Find each line with the word "React" and copy it.

---------- Given material

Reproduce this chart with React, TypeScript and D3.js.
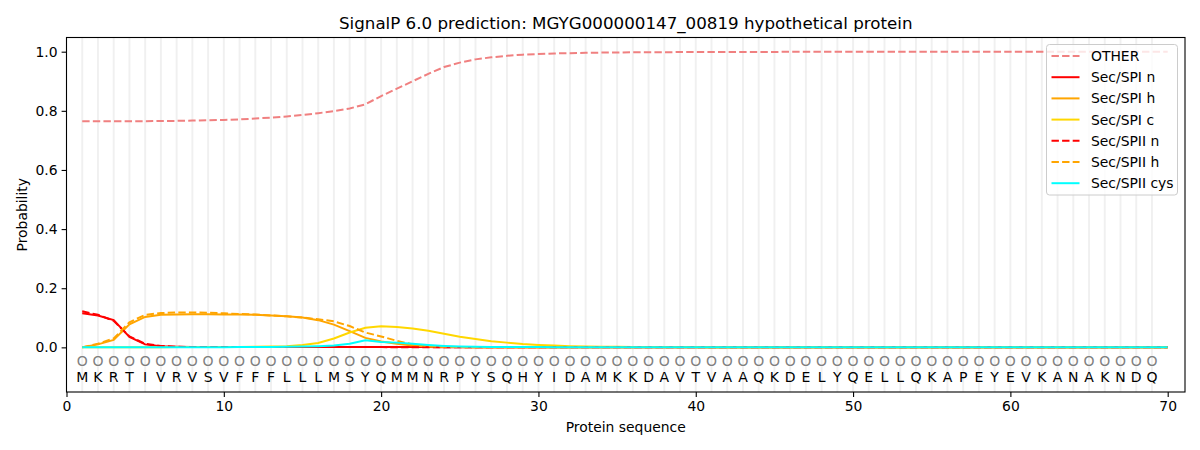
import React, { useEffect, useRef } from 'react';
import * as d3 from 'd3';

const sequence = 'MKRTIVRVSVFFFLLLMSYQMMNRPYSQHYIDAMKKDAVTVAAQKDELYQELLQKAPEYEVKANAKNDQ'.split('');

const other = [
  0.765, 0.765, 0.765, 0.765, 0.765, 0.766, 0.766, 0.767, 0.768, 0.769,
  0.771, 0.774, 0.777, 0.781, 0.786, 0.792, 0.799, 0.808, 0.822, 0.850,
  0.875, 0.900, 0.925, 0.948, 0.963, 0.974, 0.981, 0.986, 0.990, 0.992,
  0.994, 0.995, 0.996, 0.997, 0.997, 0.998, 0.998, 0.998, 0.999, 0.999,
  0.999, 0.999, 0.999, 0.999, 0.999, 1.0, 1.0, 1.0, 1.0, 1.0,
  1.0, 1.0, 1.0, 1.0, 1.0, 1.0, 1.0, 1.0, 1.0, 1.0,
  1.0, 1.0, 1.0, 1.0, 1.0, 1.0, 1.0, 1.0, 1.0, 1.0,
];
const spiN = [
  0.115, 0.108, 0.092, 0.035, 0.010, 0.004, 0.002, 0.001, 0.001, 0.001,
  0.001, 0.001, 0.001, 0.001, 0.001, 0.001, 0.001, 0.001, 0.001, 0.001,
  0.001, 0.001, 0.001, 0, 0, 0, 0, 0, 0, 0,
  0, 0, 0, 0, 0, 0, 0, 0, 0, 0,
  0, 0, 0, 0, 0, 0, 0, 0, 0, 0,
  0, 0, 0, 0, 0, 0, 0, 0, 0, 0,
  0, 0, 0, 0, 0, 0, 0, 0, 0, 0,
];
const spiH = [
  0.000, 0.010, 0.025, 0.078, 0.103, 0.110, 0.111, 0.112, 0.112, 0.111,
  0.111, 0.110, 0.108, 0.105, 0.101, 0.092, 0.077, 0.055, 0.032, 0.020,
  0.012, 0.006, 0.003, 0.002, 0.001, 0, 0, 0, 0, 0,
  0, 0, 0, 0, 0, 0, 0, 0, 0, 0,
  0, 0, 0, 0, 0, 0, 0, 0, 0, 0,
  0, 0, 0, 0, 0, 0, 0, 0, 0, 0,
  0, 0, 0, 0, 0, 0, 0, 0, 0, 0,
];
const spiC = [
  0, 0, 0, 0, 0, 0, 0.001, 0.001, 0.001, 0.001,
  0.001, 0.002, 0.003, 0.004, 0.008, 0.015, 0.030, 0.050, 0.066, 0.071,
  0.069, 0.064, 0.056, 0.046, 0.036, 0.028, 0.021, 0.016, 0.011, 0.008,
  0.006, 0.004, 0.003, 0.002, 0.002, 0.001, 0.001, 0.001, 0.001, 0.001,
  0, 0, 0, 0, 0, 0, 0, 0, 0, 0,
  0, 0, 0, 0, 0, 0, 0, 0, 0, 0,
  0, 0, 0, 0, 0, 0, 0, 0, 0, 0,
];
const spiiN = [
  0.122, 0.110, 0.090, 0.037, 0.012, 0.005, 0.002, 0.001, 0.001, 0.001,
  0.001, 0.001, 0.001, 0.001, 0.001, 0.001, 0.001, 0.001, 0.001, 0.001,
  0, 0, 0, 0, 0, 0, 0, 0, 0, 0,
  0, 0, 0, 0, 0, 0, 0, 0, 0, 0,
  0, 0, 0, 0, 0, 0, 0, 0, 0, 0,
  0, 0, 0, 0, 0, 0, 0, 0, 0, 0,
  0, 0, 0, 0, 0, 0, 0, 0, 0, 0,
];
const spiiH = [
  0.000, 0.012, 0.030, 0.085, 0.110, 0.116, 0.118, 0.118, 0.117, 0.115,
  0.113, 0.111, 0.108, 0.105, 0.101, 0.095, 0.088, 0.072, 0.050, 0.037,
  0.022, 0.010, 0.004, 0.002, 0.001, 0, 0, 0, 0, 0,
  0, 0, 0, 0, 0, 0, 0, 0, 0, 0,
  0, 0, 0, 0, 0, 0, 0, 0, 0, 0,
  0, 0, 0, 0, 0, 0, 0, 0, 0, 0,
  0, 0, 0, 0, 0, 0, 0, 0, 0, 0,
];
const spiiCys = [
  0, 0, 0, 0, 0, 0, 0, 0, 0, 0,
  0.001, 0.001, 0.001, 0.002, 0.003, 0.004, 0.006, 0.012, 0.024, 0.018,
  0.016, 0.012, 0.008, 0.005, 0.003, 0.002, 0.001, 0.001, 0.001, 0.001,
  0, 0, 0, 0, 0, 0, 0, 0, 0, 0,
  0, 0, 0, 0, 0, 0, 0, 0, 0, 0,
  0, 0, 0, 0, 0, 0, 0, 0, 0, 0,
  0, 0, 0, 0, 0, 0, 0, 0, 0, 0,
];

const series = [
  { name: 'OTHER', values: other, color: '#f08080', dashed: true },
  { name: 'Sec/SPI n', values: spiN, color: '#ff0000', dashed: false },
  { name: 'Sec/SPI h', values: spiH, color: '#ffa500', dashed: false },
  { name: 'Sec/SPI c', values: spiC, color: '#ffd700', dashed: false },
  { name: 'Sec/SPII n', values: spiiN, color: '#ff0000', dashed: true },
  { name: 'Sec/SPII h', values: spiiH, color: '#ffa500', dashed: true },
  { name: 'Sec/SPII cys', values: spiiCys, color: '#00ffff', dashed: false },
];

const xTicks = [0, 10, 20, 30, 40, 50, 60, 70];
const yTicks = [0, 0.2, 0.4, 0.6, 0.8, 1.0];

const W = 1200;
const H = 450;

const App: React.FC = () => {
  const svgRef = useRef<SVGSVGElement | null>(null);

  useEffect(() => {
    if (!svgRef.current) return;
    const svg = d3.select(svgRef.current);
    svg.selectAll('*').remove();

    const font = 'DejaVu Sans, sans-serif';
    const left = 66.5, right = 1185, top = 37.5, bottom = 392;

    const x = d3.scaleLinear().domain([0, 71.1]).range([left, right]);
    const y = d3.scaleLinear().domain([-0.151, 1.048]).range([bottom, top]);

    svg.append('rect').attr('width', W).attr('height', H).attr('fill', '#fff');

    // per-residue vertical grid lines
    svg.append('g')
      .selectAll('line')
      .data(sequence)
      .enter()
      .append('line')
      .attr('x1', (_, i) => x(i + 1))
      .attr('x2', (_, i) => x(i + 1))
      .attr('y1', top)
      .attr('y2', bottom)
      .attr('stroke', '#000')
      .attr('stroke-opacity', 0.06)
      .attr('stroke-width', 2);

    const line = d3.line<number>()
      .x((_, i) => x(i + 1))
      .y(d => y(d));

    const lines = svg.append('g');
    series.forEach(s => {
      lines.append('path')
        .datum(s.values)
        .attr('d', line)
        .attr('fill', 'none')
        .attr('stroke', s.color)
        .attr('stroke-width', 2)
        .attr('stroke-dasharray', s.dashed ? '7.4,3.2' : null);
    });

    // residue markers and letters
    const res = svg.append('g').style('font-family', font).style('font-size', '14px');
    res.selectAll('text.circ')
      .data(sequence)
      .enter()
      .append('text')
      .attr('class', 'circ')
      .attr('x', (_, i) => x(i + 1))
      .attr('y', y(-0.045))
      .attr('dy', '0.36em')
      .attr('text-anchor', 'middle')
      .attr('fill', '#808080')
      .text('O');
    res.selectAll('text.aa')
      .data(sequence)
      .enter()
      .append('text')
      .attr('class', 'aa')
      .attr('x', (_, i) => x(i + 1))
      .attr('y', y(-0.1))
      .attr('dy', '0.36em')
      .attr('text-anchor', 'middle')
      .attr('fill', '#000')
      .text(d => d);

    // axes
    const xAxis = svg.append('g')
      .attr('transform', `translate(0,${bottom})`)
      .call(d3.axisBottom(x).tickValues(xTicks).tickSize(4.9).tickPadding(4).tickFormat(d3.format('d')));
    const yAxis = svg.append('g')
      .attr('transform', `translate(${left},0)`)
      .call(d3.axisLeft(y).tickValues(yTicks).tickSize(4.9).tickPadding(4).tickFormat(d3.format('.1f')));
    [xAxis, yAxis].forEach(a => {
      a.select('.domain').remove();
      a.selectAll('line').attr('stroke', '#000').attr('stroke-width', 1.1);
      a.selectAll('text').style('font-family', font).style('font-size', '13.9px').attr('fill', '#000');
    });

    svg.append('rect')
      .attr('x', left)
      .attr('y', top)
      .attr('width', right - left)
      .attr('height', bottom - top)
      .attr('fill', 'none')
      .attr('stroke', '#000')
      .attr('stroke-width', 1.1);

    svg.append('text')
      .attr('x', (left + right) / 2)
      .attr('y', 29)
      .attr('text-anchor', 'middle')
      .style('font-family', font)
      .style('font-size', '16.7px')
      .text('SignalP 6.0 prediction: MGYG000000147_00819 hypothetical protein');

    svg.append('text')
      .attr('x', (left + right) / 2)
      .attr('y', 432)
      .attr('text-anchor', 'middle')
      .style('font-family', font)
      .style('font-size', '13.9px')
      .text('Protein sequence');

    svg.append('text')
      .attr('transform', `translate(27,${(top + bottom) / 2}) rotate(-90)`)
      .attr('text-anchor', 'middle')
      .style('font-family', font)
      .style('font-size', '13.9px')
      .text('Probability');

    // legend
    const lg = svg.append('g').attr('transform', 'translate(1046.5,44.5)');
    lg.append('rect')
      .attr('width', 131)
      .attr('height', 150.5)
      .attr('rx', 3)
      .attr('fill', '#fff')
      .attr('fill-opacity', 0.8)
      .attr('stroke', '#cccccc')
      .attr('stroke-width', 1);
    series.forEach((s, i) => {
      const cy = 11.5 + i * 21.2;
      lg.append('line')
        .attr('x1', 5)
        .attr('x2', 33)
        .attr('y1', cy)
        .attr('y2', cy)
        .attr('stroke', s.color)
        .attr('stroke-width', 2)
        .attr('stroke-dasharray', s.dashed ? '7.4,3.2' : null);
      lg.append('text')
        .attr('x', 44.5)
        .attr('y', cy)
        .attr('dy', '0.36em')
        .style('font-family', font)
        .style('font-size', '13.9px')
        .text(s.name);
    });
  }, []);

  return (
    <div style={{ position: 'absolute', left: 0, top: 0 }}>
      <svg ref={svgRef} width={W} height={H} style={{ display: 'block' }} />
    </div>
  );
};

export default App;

--------------------

*Task solution*:
Reproduce this chart with React, TypeScript and D3.js.
import React, { useEffect, useRef } from 'react';
const App: React.FC = () => {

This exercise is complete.